Proxies are used on the Internet for several legitimate reasons: some
increase speed of web access by caching web pages, some provide an indirect
method of Internet access for computers that aren't be connected directly,
and some are used to impose restrictions on what Internet resources may be
accessed from a particular location. A good proxy only fulfills requests from
people it can identify, usually those "inside" a specific home or business
network, and keeps track of who did what. The bad proxies are
open proxies.
- proxypot
- a honeypot that disguises itself as an
open proxy.
- Received header
- the header that traces the path from a message
sender to the recipient. When a message is first created, it should have no
Received headers (but sometimes a spammer will forge
some). When the message is injected into SMTP, the first
server adds a Received header to the top. That server passes the message to
another server, which adds another Received header over the first one, and so
on until the recipient's mail server delivers it. The legitimate Received
headers are always above the forged ones.

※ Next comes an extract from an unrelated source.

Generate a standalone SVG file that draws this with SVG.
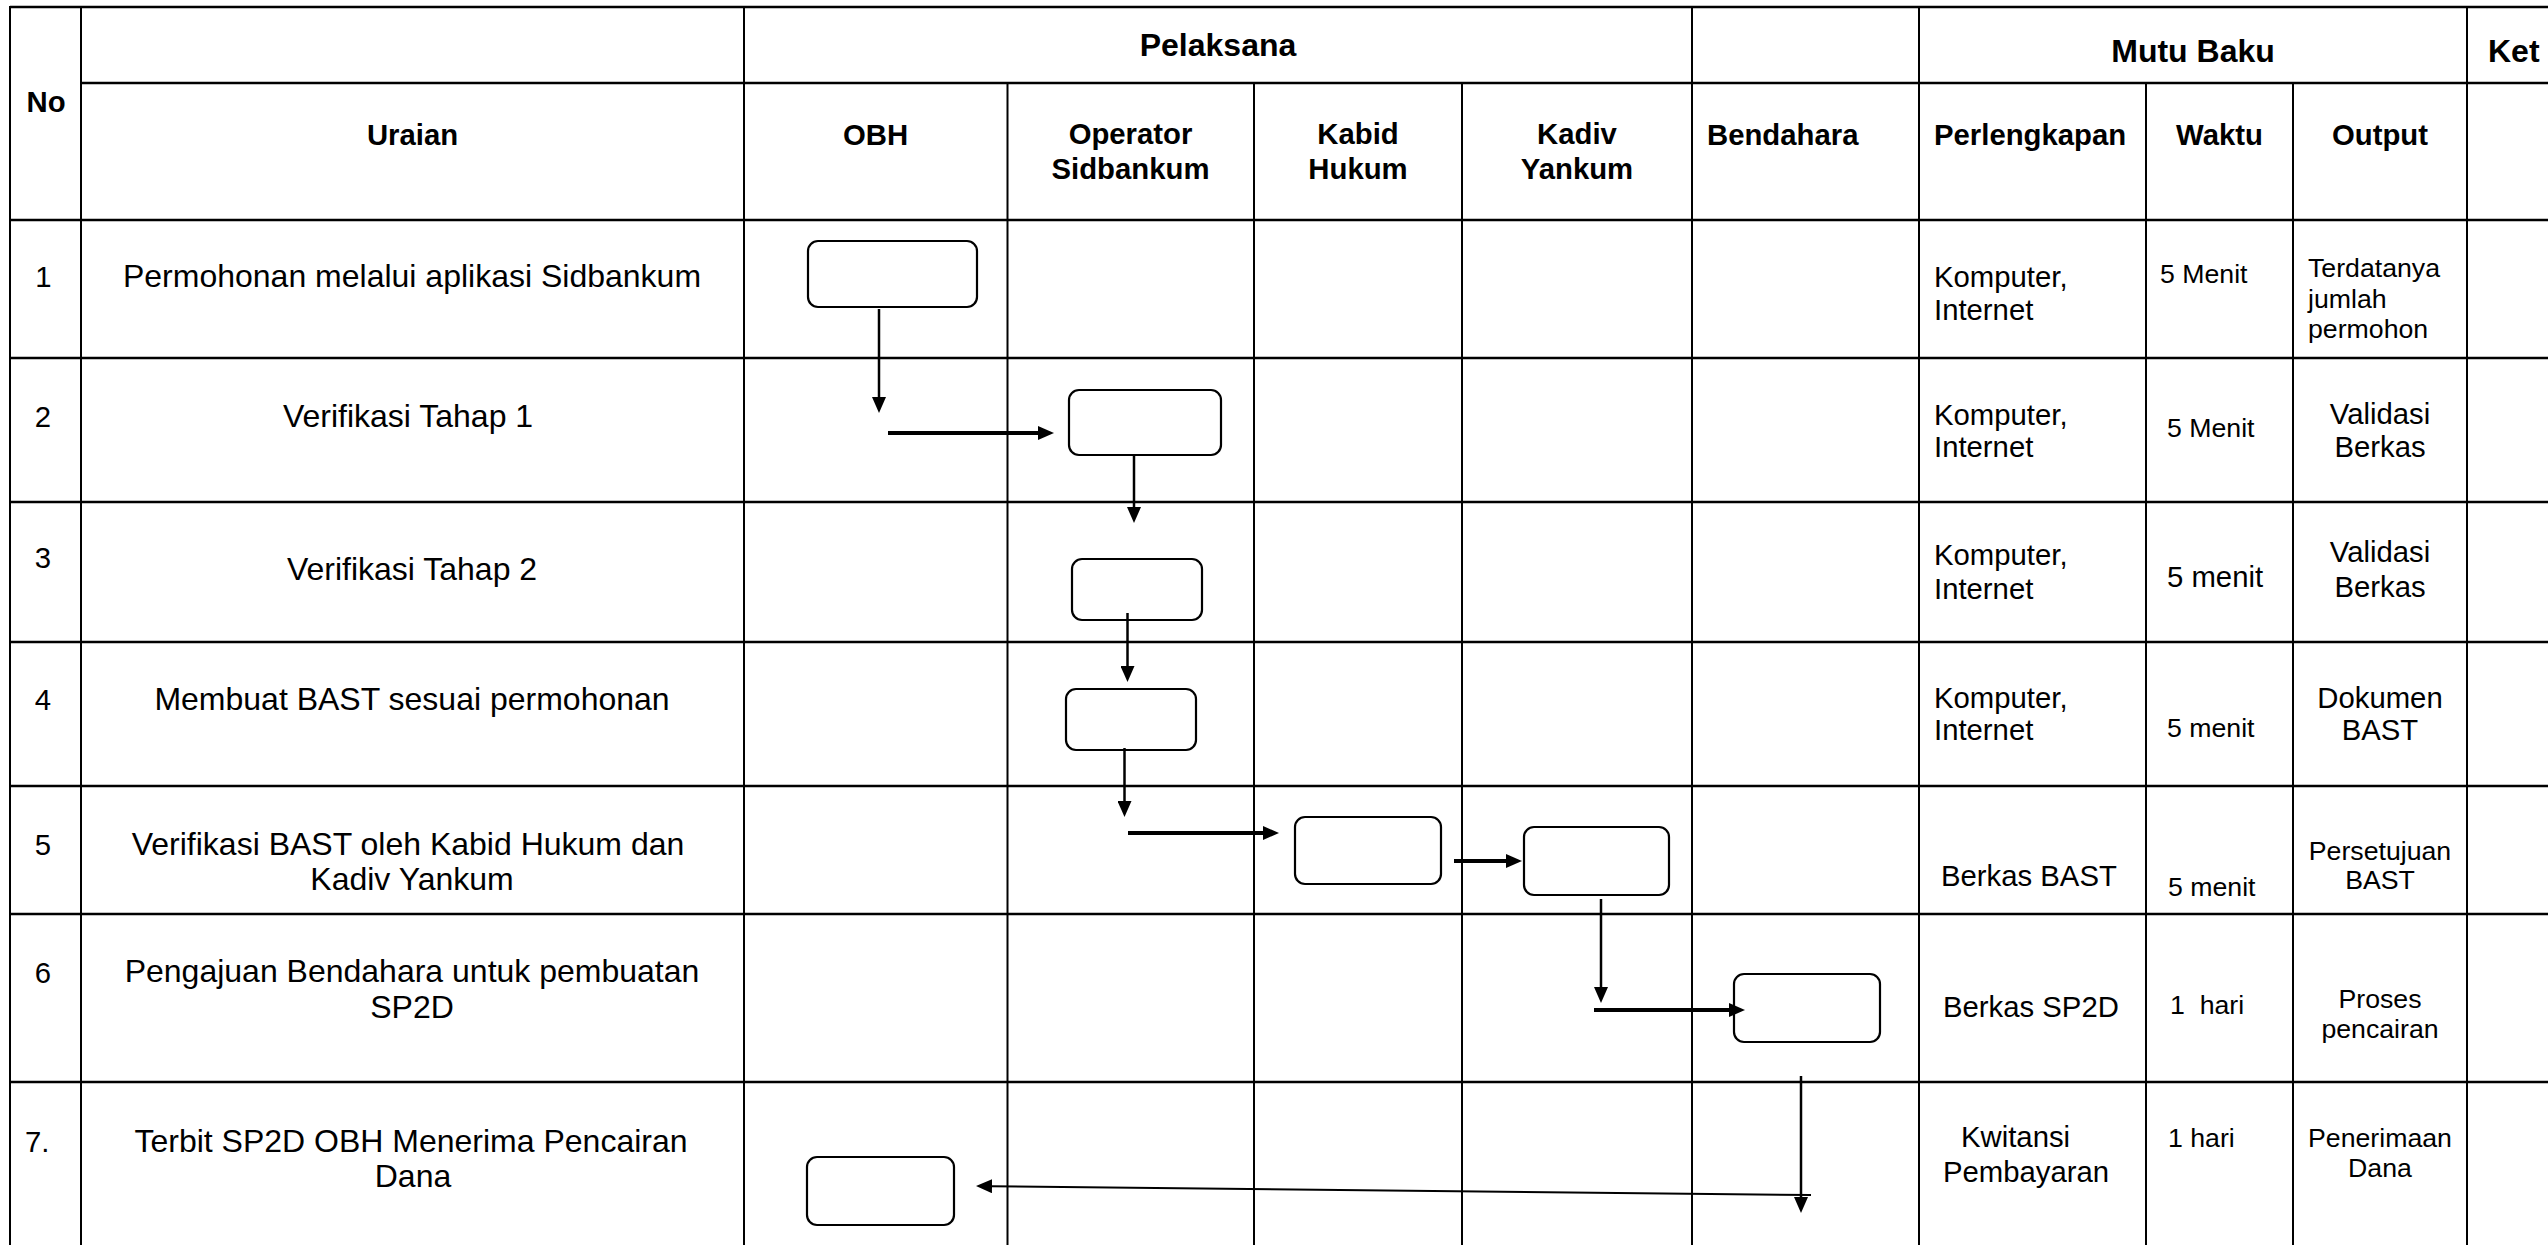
<svg xmlns="http://www.w3.org/2000/svg" width="2548" height="1245" viewBox="0 0 2548 1245">
<defs>
<marker id="ah" markerUnits="userSpaceOnUse" markerWidth="16" markerHeight="14" refX="1" refY="7" orient="auto" viewBox="0 0 16 14"><path d="M0,0 L16,7 L0,14 Z" fill="#000"/></marker>
</defs>
<style>
.grid line{stroke:#000}
.h{stroke-width:2.5}
.v{stroke-width:2}
text{font-family:"Liberation Sans",Arial,sans-serif;fill:#000}
.hb{font-weight:bold;font-size:32px;text-anchor:middle}
.hs{font-weight:bold;font-size:29.3px}
.m{text-anchor:middle}
.ura{font-size:32px;text-anchor:middle}
.num{font-size:29.3px;text-anchor:middle}
.t11{font-size:29.3px}
.t10{font-size:26.7px}
.box{fill:#fff;stroke:#000;stroke-width:2.2}
.cn{fill:none;stroke:#000;marker-end:url(#ah)}
.thin{stroke-width:2.5}
.thick{stroke-width:4}
</style>
<rect x="0" y="0" width="2548" height="1245" fill="#fff"/>
<g id="table" class="grid">
<line class="h" x1="10" y1="7" x2="2548" y2="7"/>
<line class="h" x1="81" y1="83" x2="2548" y2="83"/>
<line class="h" x1="10" y1="220" x2="2548" y2="220"/>
<line class="h" x1="10" y1="358" x2="2548" y2="358"/>
<line class="h" x1="10" y1="502" x2="2548" y2="502"/>
<line class="h" x1="10" y1="642" x2="2548" y2="642"/>
<line class="h" x1="10" y1="786" x2="2548" y2="786"/>
<line class="h" x1="10" y1="914" x2="2548" y2="914"/>
<line class="h" x1="10" y1="1082" x2="2548" y2="1082"/>
<line class="v" x1="10" y1="6" x2="10" y2="1245"/>
<line class="v" x1="81" y1="6" x2="81" y2="1245"/>
<line class="v" x1="744" y1="6" x2="744" y2="1245"/>
<line class="v" x1="1007.5" y1="83" x2="1007.5" y2="1245"/>
<line class="v" x1="1254" y1="83" x2="1254" y2="1245"/>
<line class="v" x1="1462" y1="83" x2="1462" y2="1245"/>
<line class="v" x1="1692" y1="6" x2="1692" y2="1245"/>
<line class="v" x1="1919" y1="6" x2="1919" y2="1245"/>
<line class="v" x1="2146" y1="83" x2="2146" y2="1245"/>
<line class="v" x1="2293" y1="83" x2="2293" y2="1245"/>
<line class="v" x1="2467" y1="6" x2="2467" y2="1245"/>
</g>
<g id="headers">
<text class="hb" x="1218" y="56">Pelaksana</text>
<text class="hb" x="2193" y="62">Mutu Baku</text>
<text class="hb" x="2488" y="62" style="text-anchor:start">Ket</text>
<text class="hs m" x="46" y="112">No</text>
<text class="hs m" x="412.5" y="145">Uraian</text>
<text class="hs m" x="875.5" y="145">OBH</text>
<text class="hs m" x="1130.5" y="144">Operator</text>
<text class="hs m" x="1130.5" y="179">Sidbankum</text>
<text class="hs m" x="1358" y="144">Kabid</text>
<text class="hs m" x="1358" y="179">Hukum</text>
<text class="hs m" x="1577" y="144">Kadiv</text>
<text class="hs m" x="1577" y="179">Yankum</text>
<text class="hs" x="1707" y="145">Bendahara</text>
<text class="hs" x="1934" y="145">Perlengkapan</text>
<text class="hs m" x="2219.5" y="145">Waktu</text>
<text class="hs m" x="2380" y="145">Output</text>
</g>
<g id="rows">
<text class="num" x="43.5" y="287">1</text>
<text class="ura" x="412" y="287">Permohonan melalui aplikasi Sidbankum</text>
<text class="t11" x="1934" y="287">Komputer,</text>
<text class="t11" x="1934" y="320">Internet</text>
<text class="t10" x="2160" y="283">5 Menit</text>
<text class="t10" x="2308" y="277">Terdatanya</text>
<text class="t10" x="2308" y="308">jumlah</text>
<text class="t10" x="2308" y="338">permohon</text>

<text class="num" x="43" y="427">2</text>
<text class="ura" x="408" y="427">Verifikasi Tahap 1</text>
<text class="t11" x="1934" y="425">Komputer,</text>
<text class="t11" x="1934" y="457">Internet</text>
<text class="t10" x="2167" y="437">5 Menit</text>
<text class="t11 m" x="2380" y="424">Validasi</text>
<text class="t11 m" x="2380" y="457">Berkas</text>

<text class="num" x="43" y="568">3</text>
<text class="ura" x="412" y="580">Verifikasi Tahap 2</text>
<text class="t11" x="1934" y="565">Komputer,</text>
<text class="t11" x="1934" y="599">Internet</text>
<text class="t11" x="2167" y="587">5 menit</text>
<text class="t11 m" x="2380" y="562">Validasi</text>
<text class="t11 m" x="2380" y="597">Berkas</text>

<text class="num" x="43" y="710">4</text>
<text class="ura" x="412" y="710">Membuat BAST sesuai permohonan</text>
<text class="t11" x="1934" y="708">Komputer,</text>
<text class="t11" x="1934" y="740">Internet</text>
<text class="t10" x="2167" y="737">5 menit</text>
<text class="t11 m" x="2380" y="708">Dokumen</text>
<text class="t11 m" x="2380" y="740">BAST</text>

<text class="num" x="43" y="855">5</text>
<text class="ura" x="408" y="855">Verifikasi BAST oleh Kabid Hukum dan</text>
<text class="ura" x="412" y="890">Kadiv Yankum</text>
<text class="t11" x="1941" y="886">Berkas BAST</text>
<text class="t10" x="2168" y="896">5 menit</text>
<text class="t10 m" x="2380" y="860">Persetujuan</text>
<text class="t10 m" x="2380" y="889">BAST</text>

<text class="num" x="43" y="983">6</text>
<text class="ura" x="412" y="982">Pengajuan Bendahara untuk pembuatan</text>
<text class="ura" x="412" y="1018">SP2D</text>
<text class="t11" x="1943" y="1017">Berkas SP2D</text>
<text class="t10" x="2170" y="1014" xml:space="preserve">1  hari</text>
<text class="t10 m" x="2380" y="1008">Proses</text>
<text class="t10 m" x="2380" y="1038">pencairan</text>

<text class="num" x="25" y="1152" style="text-anchor:start">7.</text>
<text class="ura" x="411" y="1152">Terbit SP2D OBH Menerima Pencairan</text>
<text class="ura" x="413" y="1187">Dana</text>
<text class="t11" x="1961" y="1147">Kwitansi</text>
<text class="t11" x="1943" y="1182">Pembayaran</text>
<text class="t10" x="2168" y="1147">1 hari</text>
<text class="t10 m" x="2380" y="1147">Penerimaan</text>
<text class="t10 m" x="2380" y="1177">Dana</text>
</g>
<g id="node-1"><rect class="box" x="808" y="241" width="169" height="66" rx="10"/></g>
<g id="node-2"><rect class="box" x="1069" y="390" width="152" height="65" rx="10"/></g>
<g id="node-3"><rect class="box" x="1072" y="559" width="130" height="61" rx="10"/></g>
<g id="node-4"><rect class="box" x="1066" y="689" width="130" height="61" rx="10"/></g>
<g id="node-5"><rect class="box" x="1295" y="817" width="146" height="67" rx="10"/></g>
<g id="node-6"><rect class="box" x="1524" y="827" width="145" height="68" rx="10"/></g>
<g id="node-7"><rect class="box" x="1734" y="974" width="146" height="68" rx="10"/></g>
<g id="node-8"><rect class="box" x="807" y="1157" width="147" height="68" rx="10"/></g>
<g id="connectors">
<line class="cn thin" x1="879" y1="309" x2="879" y2="398"/>
<line class="cn thick" x1="888" y1="433" x2="1039" y2="433"/>
<line class="cn thin" x1="1134" y1="455" x2="1134" y2="508"/>
<line class="cn thin" x1="1127.5" y1="613" x2="1127.5" y2="667"/>
<line class="cn thin" x1="1124.5" y1="748" x2="1124.5" y2="802"/>
<line class="cn thick" x1="1128" y1="833" x2="1264" y2="833"/>
<line class="cn thick" x1="1454" y1="861" x2="1507" y2="861"/>
<line class="cn thin" x1="1601" y1="899" x2="1601" y2="988"/>
<line class="cn thick" x1="1594" y1="1010" x2="1730" y2="1010"/>
<line class="cn thin" x1="1801" y1="1076" x2="1801" y2="1198"/>
<line class="cn" style="stroke-width:2" x1="1811" y1="1195" x2="991" y2="1186.2"/>
</g>
</svg>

Bubblegum proxypot adds a Received header
when it delivers messages to an mbox or
maildir. It doesn't look exactly like a normal
Received header because a proxypot is hardly a normal
SMTP server, but servers the same purpose of providing information on the
method and path of transmission of the message.
- response
- an indication of success or failure given by an SMTP
server to a client that is attempting to send a message. Each piece of
envelope information sent by the client is followed
by a response from the server. Imitating these responses accurately without
bothering the real SMTP server is one of the biggest challenges in designing
a proxypot.
- session
- a series of actions beginning when a client connects to a server, and
ending with a disconnection. An SMTP session can consist
of a series of transactions and can last a long
time, but a typical spam SMTP session lasts only a few seconds and contains
a single transaction.
- SMTP
- Simple Mail Transport Protocol. Every domain that wants to receive mail
from the Internet must have an SMTP server. Mail senders must connect to the
destination domain's SMTP server to send messages there. An SMTP server
records the IP address of the sender in a
Received header.
- spam
- a worthless message that is repeated often enough and loudly enough to
inhibit normal conversation. This general concept has been applied to many
media, including message boards, chat rooms, and of course e-mail. Spammers
are thieves, stealing space in your mailbox, that you paid for so you could
use it for private discussions, and reselling it without your knowledge or
consent.
- spoof
- equivalent to forge, but more commonly used to
describe the forging of IP addresses, which is generally harder to do than
forging headers.
- TCP
- Transmission Control Protocol, the protocol underneath
SMTP and many other Internet applications. TCP
provides the mechanism for a client to connect to a server and send an
ordered stream of data. How that data is interpreted depends on the upper
level protocol - TCP only sees a sequence of bytes. The most dangerous type
of open proxy is one that allows clients to make
any TCP connection and send any data it wants.
- transaction
- in SMTP, a series of commands beginning with MAIL
FROM (which specifies the envelope sender), followed
by RCPT TO (once for each envelope recipient), then
DATA (which introduces the message headers and
body). A single transaction transfers a single message,
which may have multiple recipients.
- victim
- spam recipient. If it's in your mailbox without your permission, it's a
theft of a resource that belongs to you. It's not just a minor disagreement,
it's an intrusion, and that's why spam recipients are properly called victims.